I will begin with the spiritual or eternal uses and disadvantages and then proceed to the earthly or temporal. I sincerely hope that the faithful and those who call themselves Christians recognize that the clergy was installed by God, established and paid not with silver or gold but rather with the precious blood and bitter death of his only Son, our Lord Jesus Christ. For truly it is out of His wounds that our sacraments flow. . . He paid most dearly in order that such an office might be established for the entire world, to preach, to baptize, to release, to bind, to administer the sacraments, to comfort, to warn, to admonish with the Word of God, and all the rest that belongs to the office of ministry. . . I do not refer here, however, to the current clerical estate in convents and monastic institutions with their celibate nature. . .

There is little of a spiritual nature about them, except that they do not marry, which they do not need—they have something else instead. Otherwise it is all about outer, temporal, ephemeral splendor. They pay no attention to the Word and the task of preaching, but wherever the Word does not prevail, the clergy must be lacking. I refer especially to that estate which carries out the task of preaching and serves the Word and the sacraments, which conveys the Holy Spirit and blessedness as cannot be done with liturgical song and splendor; these are the offices of pastor, teacher, preacher, lector, priest (called chaplain), sexton, schoolmaster, and other such offices and individuals. Scripture truly exalts and praises this estate. Saint Paul calls them God's housekeepers and servants, bishops, doctors, prophets, and also God’s messengers, who reconcile the world to God (2 Cor. 6). Joel calls them savior; David refers to them as kings and princes (Psalm 67). Haggai calls them angels, and Malachi (chap. 2[:7]) says: “For the priest’s lips should keep knowledge, and they should seek the law at his mouth: for he is the messenger of the Lord of hosts.” And Christ himself uses the term, not only in Matthew 11, where he calls John the Baptist an angel, but also through the entire Book of Revelation.

This is why those in antiquity sought to avoid this estate and hesitated to accept it. Due to its great honor and rank, they had to be forced and driven to do so, although there have [admittedly] been many over the course of time who honored the office more through the recitation of the Mass than the preaching [of the Word]. This praise and glory have now become so extreme that they have set the office of priest and the clerical estate (to perform the sacrifice of the Mass) above that of Mary and the angels, because the angels and Mary cannot say the Mass, but a priest can.

And it was a glorious thing when a new priest said his first Mass.

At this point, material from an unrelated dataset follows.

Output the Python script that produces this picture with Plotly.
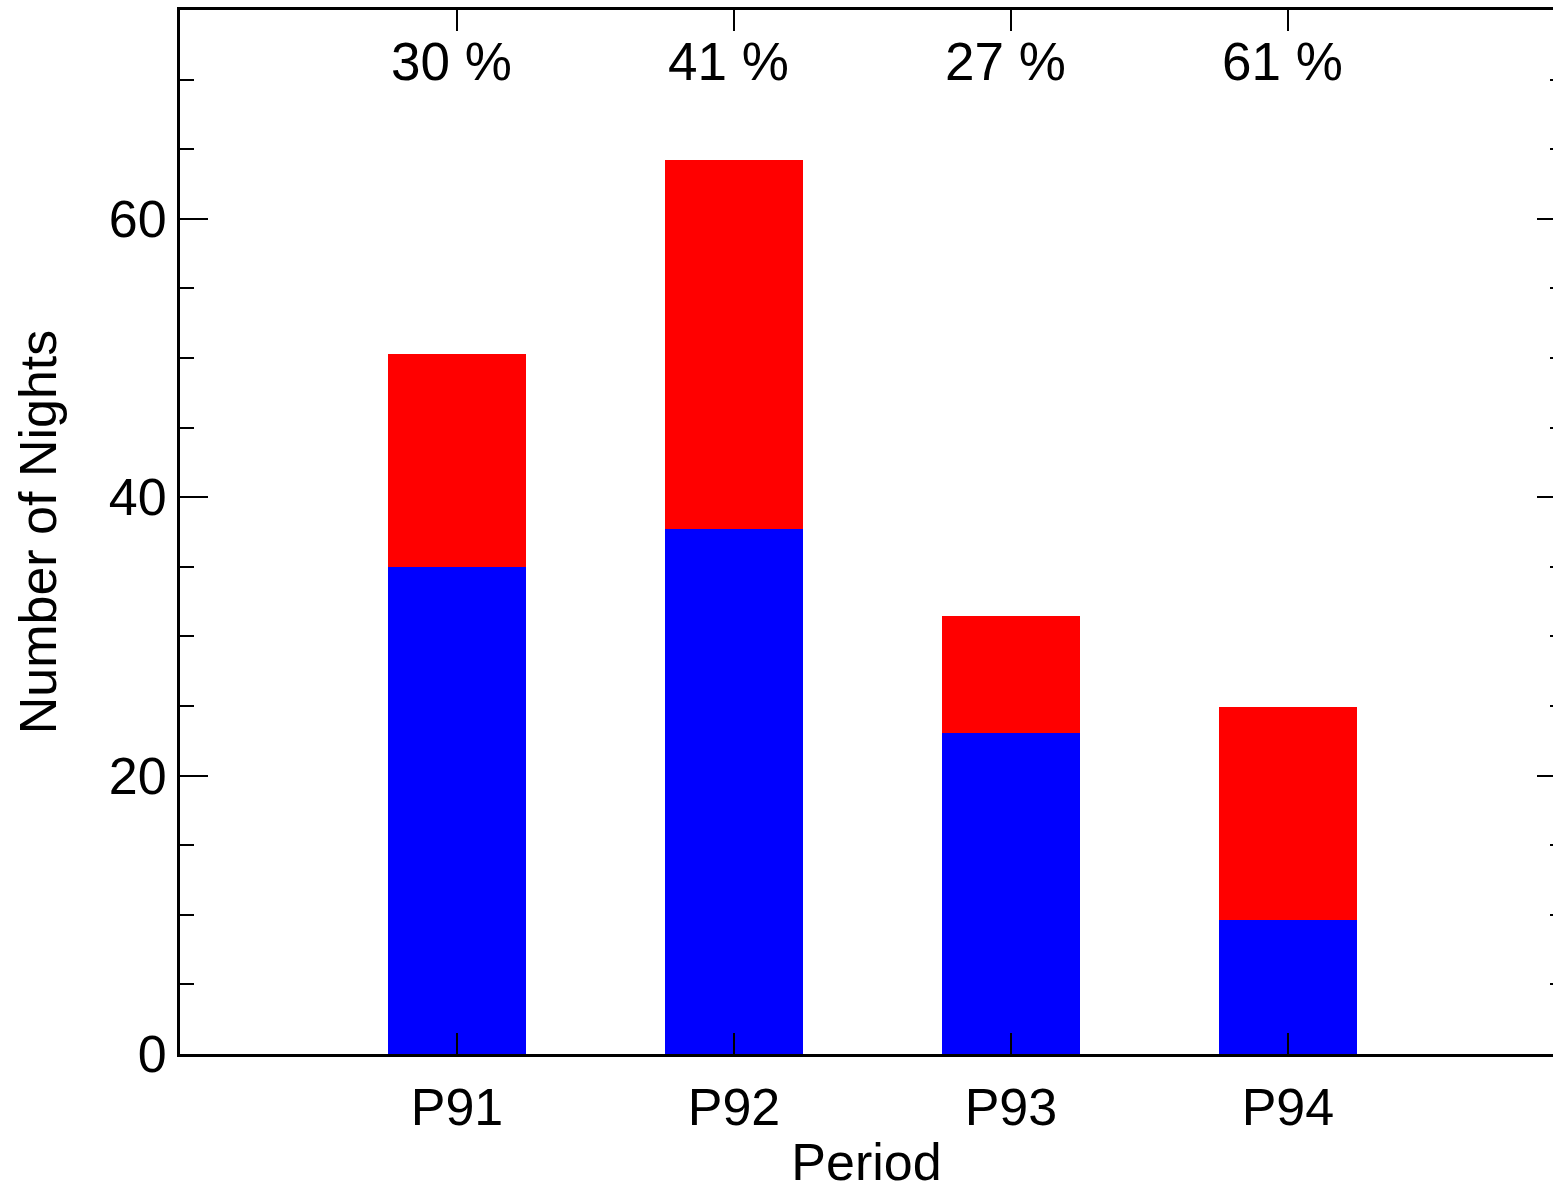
import plotly.graph_objects as go

# Observing periods and nights per period
periods = ["P91", "P92", "P93", "P94"]
blue_nights = [35.0, 37.7, 23.06, 9.63]     # lower (blue) segment
total_nights = [50.3, 64.2, 31.44, 24.9]    # top of the stacked bar
red_nights = [t - b for t, b in zip(total_nights, blue_nights)]

# Fraction of each bar in the red segment, shown along the top axis
pct_labels = [f"{round(100 * r / t)} %" for r, t in zip(red_nights, total_nights)]

y_ticks = [0, 20, 40, 60]

FONT = "Liberation Sans, Arial, Helvetica, sans-serif"
BLACK = "#000000"

fig = go.Figure()
fig.add_trace(go.Bar(x=periods, y=blue_nights, width=0.5,
                     marker=dict(color="#0000ff", line=dict(width=0)),
                     showlegend=False))
fig.add_trace(go.Bar(x=periods, y=red_nights, width=0.5,
                     marker=dict(color="#ff0000", line=dict(width=0)),
                     showlegend=False))

for p, lab in zip(periods, pct_labels):
    fig.add_annotation(x=p, y=1, xref="x", yref="paper", text=lab,
                       showarrow=False, yanchor="middle", yshift=-51,
                       xshift=-5, font=dict(family=FONT, size=53, color=BLACK))

fig.update_layout(
    width=1553, height=1191,
    margin=dict(l=180, r=0, t=10, b=137),
    barmode="stack",
    plot_bgcolor="white", paper_bgcolor="white",
    font=dict(family=FONT, size=52, color=BLACK),
    xaxis=dict(
        type="category", range=[-1, 3.957],
        showline=True, linecolor=BLACK, linewidth=3, mirror="ticks",
        ticks="inside", ticklen=21, tickwidth=2, tickcolor=BLACK,
        showgrid=False, zeroline=False, ticklabelstandoff=6,
        tickfont=dict(family=FONT, size=52, color=BLACK),
        title=dict(text="Period", font=dict(family=FONT, size=52, color=BLACK),
                   standoff=12),
    ),
    yaxis=dict(
        range=[0, 75], tickvals=y_ticks,
        showline=True, linecolor=BLACK, linewidth=3,
        ticks="inside", ticklen=28, tickwidth=2, tickcolor=BLACK,
        minor=dict(dtick=5, ticks="inside", ticklen=14, tickwidth=2,
                   tickcolor=BLACK),
        showgrid=False, zeroline=False,
        tickfont=dict(family=FONT, size=52, color=BLACK),
        title=dict(text="Number of Nights",
                   font=dict(family=FONT, size=52, color=BLACK), standoff=36),
    ),
    yaxis2=dict(
        overlaying="y", side="right", range=[0, 75], tickvals=y_ticks,
        showline=False, showticklabels=False,
        ticks="inside", ticklen=16, tickwidth=2, tickcolor=BLACK,
        minor=dict(dtick=5, ticks="inside", ticklen=3, tickwidth=2,
                   tickcolor=BLACK),
        showgrid=False, zeroline=False,
    ),
)

# Invisible trace so the right-hand tick axis is drawn
fig.add_trace(go.Scatter(x=periods, y=total_nights, yaxis="y2", mode="none",
                         showlegend=False, hoverinfo="skip"))

fig.write_html("out.html")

Blessed was the woman who bore a priest, for the Word and office of ministry were the highest, most exalted state. . .

In short, he would be called a priest who could say the Mass, regardless of whether or not he could preach on the Word at all or was an unlearned ass. This is the status of the clerical estate up to almost the present day.

It is certain and true that God himself instituted and founded the clerical estate with His own blood and death, and thus it can be assumed that He wants this estate to be revered and does not desire it to cease or disappear but rather to endure until the Last Day. For the Gospel and Christendom are to persist until the Last Days, as Christ says in the Gospel of Matthew: “Lo, I am with you always, even unto the end of the world.” But by whom should it be preserved? Oxen and horses, dogs and swine will not do it; neither will wood nor stone. Mankind will have to do it, for this office was not commended to the oxen or the horses, but to us humans. Where else should new individuals for this office come from but from those who have children? If you do not raise your child for this purpose, and the other one does not either and so on, then no father and no mother will give him to our God. What will become of the office of the ministry and the clerical estate? The old men who hold these offices at the present will not live forever, but rather are dying daily, and there are no new ones in their place. What will God say about this in the end? Do you think He will be pleased that we so disdain the office that was a divine gift for his praise and glory and our salvation, a gift that cost so much, and ungratefully allow it to sink into oblivion?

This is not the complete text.